┌─ Provided material

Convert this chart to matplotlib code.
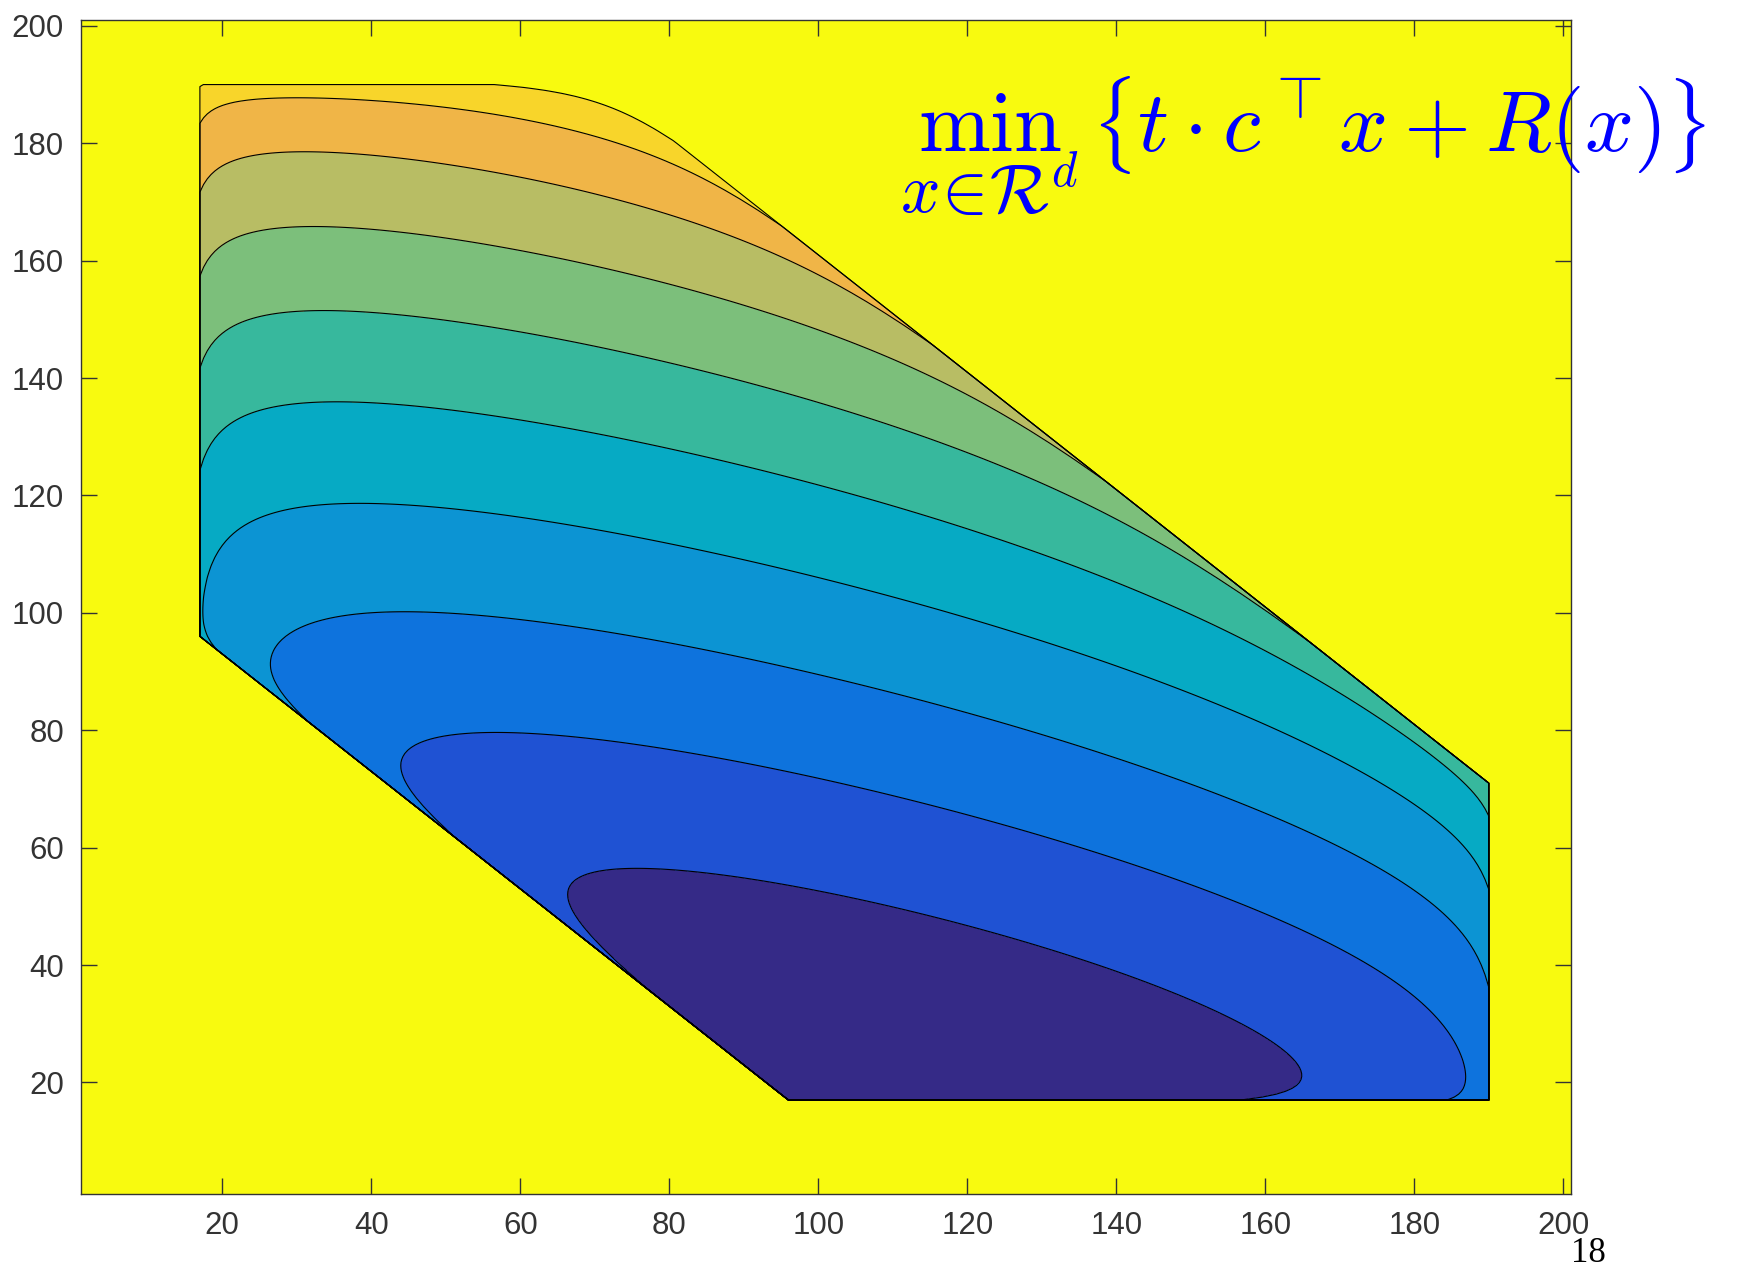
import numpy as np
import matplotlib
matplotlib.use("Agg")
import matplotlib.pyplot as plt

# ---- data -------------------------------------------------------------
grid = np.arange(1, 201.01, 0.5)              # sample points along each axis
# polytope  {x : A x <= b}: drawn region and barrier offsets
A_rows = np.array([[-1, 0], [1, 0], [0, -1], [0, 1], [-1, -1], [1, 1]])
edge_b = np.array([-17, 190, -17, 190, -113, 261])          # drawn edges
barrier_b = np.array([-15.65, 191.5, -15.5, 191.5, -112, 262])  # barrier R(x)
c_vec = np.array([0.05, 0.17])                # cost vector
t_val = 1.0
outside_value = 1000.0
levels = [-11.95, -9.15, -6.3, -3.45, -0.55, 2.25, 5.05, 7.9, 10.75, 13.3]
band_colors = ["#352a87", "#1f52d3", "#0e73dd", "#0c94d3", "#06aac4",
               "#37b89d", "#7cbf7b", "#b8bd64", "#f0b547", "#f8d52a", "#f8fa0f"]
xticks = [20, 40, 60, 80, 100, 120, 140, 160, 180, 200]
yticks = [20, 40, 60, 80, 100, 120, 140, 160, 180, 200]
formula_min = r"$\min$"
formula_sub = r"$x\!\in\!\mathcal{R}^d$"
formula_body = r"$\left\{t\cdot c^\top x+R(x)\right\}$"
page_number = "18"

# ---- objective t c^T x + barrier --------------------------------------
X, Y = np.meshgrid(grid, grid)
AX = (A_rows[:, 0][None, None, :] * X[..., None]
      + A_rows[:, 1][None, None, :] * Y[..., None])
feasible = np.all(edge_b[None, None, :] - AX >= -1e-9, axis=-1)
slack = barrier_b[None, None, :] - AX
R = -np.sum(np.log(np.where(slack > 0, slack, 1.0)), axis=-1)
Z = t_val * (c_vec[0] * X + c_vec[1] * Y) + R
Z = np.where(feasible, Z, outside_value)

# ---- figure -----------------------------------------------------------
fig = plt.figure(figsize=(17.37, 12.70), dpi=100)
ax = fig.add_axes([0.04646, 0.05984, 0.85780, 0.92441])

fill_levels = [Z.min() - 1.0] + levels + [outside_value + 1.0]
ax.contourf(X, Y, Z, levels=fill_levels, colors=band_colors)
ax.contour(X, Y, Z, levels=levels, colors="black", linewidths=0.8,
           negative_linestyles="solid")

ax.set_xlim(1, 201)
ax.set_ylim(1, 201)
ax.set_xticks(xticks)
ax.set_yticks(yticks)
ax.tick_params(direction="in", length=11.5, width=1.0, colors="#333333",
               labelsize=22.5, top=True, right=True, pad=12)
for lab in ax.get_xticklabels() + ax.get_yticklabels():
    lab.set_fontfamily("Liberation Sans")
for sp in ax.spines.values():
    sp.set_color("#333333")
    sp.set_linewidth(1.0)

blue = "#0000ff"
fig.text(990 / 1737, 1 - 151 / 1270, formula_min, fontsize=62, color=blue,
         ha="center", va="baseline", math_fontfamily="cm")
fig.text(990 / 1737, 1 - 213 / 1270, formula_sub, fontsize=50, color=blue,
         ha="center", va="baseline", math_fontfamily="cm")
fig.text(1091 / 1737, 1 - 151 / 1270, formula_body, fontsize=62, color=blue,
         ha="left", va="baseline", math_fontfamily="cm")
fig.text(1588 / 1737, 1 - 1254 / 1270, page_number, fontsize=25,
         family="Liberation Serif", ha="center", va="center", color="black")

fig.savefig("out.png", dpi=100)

└─

**What this task involves**
Go from the first line of the data above to the line containing "import matplotlib.pyplot as plt" and retype exactly those lines, both included, but none of the pictures.

**Completed task**
Convert this chart to matplotlib code.
import numpy as np
import matplotlib
matplotlib.use("Agg")
import matplotlib.pyplot as plt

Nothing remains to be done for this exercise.